March 12, 2008

Horse 867 - Grumpy Sir Alex & Glorious Cup Ties

This is a Horse in two parts: A front end and a back end... is it a patomime horse?

The Front End

The Football Association have contacted Manchester United manager Sir Alex Ferguson and assistant Carlos Queiroz to ask them to explain their comments following the FA Cup quarter-final defeat to Portsmouth. Both parties have until Wednesday, March 19 to respond and could face disciplinary charges.

An irate and grumpy Sir Alex said: "It's absolutely ridiculous. I cannot explain it. Managers get sacked because of things like that and he's going to referee a game next week. He's not doing his job properly and he needs to be assessed. I'm assessed as a manager, players are assessed, referees should be assessed properly by the right people. That performance today should not be accepted by our game."

This all happens to fall into the same vein as José Mourinho when he complained about a supposed penalty against Liverpool in a Champions League Semi Final: "The referee had a very bad game but, like everybody in the game - me, the players, everybody - he made a mistake and his mistake was the Arbeloa handball. But it was a decision against us, a big one. If it's a penalty it's a big decision. If it's a direct free kick, you reduce the percentages for the possibility for being a goal."

It's understandable that when in the pressure cooker situation of critical matches, managers tend to let off steam rather badly. It can't be easy for someone when you're in charge of a football team worth millions of pounds or worse if in the case of Man United, a shade over half a billion quid.

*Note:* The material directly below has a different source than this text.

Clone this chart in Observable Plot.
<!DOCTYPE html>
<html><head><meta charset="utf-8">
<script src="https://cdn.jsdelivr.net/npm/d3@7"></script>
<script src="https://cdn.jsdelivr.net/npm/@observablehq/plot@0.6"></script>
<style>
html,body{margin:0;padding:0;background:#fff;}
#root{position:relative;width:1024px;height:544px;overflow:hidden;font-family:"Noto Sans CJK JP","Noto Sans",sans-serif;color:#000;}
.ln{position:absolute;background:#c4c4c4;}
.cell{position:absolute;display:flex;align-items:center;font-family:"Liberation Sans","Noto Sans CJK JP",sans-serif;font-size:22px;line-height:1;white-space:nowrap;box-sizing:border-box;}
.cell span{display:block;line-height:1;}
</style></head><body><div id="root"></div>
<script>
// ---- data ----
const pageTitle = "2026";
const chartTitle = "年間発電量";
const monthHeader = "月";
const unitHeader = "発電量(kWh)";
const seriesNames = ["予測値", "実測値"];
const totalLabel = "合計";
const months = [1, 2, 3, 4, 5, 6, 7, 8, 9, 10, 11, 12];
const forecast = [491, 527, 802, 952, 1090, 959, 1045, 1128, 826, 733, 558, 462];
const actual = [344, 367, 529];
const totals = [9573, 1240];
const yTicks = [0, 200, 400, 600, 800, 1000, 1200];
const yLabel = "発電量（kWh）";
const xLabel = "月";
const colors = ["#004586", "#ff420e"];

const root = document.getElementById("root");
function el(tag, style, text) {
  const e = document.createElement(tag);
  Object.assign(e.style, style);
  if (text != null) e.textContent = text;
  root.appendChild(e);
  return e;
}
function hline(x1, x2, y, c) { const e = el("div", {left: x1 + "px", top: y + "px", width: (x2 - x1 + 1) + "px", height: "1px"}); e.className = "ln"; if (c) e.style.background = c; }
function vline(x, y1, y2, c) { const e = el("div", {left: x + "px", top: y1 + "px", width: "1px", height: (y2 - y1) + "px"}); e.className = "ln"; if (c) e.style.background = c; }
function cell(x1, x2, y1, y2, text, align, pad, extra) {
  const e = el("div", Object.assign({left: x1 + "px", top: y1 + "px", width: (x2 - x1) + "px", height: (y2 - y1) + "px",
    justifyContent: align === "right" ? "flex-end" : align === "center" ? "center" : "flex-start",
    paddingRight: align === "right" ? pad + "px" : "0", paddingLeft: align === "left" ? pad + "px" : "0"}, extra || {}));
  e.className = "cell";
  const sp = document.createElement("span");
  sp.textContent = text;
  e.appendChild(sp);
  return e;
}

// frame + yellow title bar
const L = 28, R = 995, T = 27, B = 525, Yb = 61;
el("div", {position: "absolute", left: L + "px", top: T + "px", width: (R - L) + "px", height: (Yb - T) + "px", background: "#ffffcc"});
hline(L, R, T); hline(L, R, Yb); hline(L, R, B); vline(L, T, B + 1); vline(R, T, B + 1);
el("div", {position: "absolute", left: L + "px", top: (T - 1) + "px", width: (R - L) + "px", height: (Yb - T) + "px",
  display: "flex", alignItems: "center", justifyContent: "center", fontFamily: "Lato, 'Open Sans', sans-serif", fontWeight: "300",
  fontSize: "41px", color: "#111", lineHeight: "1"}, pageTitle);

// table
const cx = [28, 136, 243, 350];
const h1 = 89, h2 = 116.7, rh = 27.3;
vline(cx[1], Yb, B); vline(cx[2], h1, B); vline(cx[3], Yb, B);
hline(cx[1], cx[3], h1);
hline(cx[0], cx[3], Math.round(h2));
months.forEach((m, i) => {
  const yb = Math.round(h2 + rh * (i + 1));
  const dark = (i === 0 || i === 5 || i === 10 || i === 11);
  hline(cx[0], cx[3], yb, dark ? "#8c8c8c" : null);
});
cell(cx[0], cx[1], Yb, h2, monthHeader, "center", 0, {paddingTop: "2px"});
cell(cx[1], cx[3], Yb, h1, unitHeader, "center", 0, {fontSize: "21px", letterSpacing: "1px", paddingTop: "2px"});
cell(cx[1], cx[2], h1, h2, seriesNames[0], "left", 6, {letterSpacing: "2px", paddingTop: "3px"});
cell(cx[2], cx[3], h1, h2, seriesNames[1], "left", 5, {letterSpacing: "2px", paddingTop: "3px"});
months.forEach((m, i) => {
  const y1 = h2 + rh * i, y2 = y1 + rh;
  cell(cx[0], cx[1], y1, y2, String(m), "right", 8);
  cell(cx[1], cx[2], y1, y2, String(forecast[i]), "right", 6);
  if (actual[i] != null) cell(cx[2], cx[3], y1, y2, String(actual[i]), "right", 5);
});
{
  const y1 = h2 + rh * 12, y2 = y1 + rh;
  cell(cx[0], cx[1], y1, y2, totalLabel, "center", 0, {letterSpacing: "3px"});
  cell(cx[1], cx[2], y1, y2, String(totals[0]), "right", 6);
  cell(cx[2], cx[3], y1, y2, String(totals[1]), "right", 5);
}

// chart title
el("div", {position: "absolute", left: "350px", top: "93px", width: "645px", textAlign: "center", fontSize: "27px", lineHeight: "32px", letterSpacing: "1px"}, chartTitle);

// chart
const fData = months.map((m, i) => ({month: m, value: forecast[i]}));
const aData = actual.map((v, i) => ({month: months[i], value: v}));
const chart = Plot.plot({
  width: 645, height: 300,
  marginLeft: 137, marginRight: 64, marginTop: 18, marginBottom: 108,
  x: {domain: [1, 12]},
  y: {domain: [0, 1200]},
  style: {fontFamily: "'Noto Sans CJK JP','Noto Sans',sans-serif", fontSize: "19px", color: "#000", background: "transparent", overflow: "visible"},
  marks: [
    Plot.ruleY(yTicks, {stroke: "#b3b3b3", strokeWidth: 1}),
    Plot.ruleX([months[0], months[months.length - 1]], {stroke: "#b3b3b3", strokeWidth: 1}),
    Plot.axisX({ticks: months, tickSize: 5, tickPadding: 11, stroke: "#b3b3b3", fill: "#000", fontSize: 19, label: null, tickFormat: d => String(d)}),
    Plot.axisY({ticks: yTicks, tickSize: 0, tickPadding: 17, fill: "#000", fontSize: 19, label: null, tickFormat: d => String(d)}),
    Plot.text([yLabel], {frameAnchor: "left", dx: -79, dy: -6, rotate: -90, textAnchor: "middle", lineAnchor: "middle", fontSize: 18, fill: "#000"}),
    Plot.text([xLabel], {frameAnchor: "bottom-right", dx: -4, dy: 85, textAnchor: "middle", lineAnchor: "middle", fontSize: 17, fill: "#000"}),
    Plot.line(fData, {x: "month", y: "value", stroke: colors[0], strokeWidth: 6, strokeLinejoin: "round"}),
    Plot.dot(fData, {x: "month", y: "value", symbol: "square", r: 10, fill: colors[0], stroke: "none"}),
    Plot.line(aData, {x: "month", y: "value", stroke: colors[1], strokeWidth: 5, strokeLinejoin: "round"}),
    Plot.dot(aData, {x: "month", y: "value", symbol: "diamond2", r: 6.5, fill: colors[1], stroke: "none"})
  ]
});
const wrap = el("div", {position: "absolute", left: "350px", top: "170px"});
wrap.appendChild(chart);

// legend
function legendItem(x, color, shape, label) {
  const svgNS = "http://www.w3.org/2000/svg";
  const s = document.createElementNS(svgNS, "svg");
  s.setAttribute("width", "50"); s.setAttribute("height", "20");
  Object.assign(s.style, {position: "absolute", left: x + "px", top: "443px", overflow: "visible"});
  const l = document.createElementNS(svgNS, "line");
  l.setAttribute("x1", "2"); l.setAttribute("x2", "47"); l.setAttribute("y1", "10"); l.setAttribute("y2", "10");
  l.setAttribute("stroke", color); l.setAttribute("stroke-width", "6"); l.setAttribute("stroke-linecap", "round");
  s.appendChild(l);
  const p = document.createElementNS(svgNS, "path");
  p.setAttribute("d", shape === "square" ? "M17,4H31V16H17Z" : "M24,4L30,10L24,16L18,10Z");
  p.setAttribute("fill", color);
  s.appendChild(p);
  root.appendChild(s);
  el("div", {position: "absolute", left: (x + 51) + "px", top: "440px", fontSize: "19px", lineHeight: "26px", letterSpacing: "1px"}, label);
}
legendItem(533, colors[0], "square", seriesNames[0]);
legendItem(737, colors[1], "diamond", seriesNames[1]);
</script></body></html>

Naturally Portsmouth boss Harry Redknapp disagreed with the suggestion of bias in his side's victory: "The referee was not on our side, that's for sure. He didn't have to be because there wasn't a bad tackle in the game."

The Back End.

The back end of a horse is it's bottom... Sir Alex Ferguson is one of the biggest horse's arse of them all.

Man Utd 0 - Portsmouth 1
Barnsley 1 - Chelsea 0
Middlesbrough 0 - Cardiff City 2
Bristol Rovers 1 - West Bromwich Albion 5

I don't care what anyone says, the romance of the FA Cup is back. The FA Cup being the third oldest sporting trophy in the world (behind the Americas Cup (1851)) has always offered the opportunity for minnows to kill giants; the four clubs who've done this have all slayed theirs and now deserve a chance at silverware.

Quite frankly, I despise the idea of putting Premier League clubs in only the 3rd round in the first place, and this shows why. This year's cup tilt won't have poncy primpped up prima-donnas paid £100,000 a week for their poofy preening but proper football people from proper football towns; playing proper punitive pure football.

As a neutral now (grumble, grumble) the 2008 FA Cup race will be the most interesting and dare I say it, exciting in living memory. The FA Cup is the greatest competition in the world and to top that off, it's back at home where it should be - Wembley.

Brilliiiiiant, Fantastiiiiiic!

And now:

Tony Blair's Imaginary Victory
"The FA Cup"

I wonder if New Wembley also has 39 steps to the trophy like the old one did.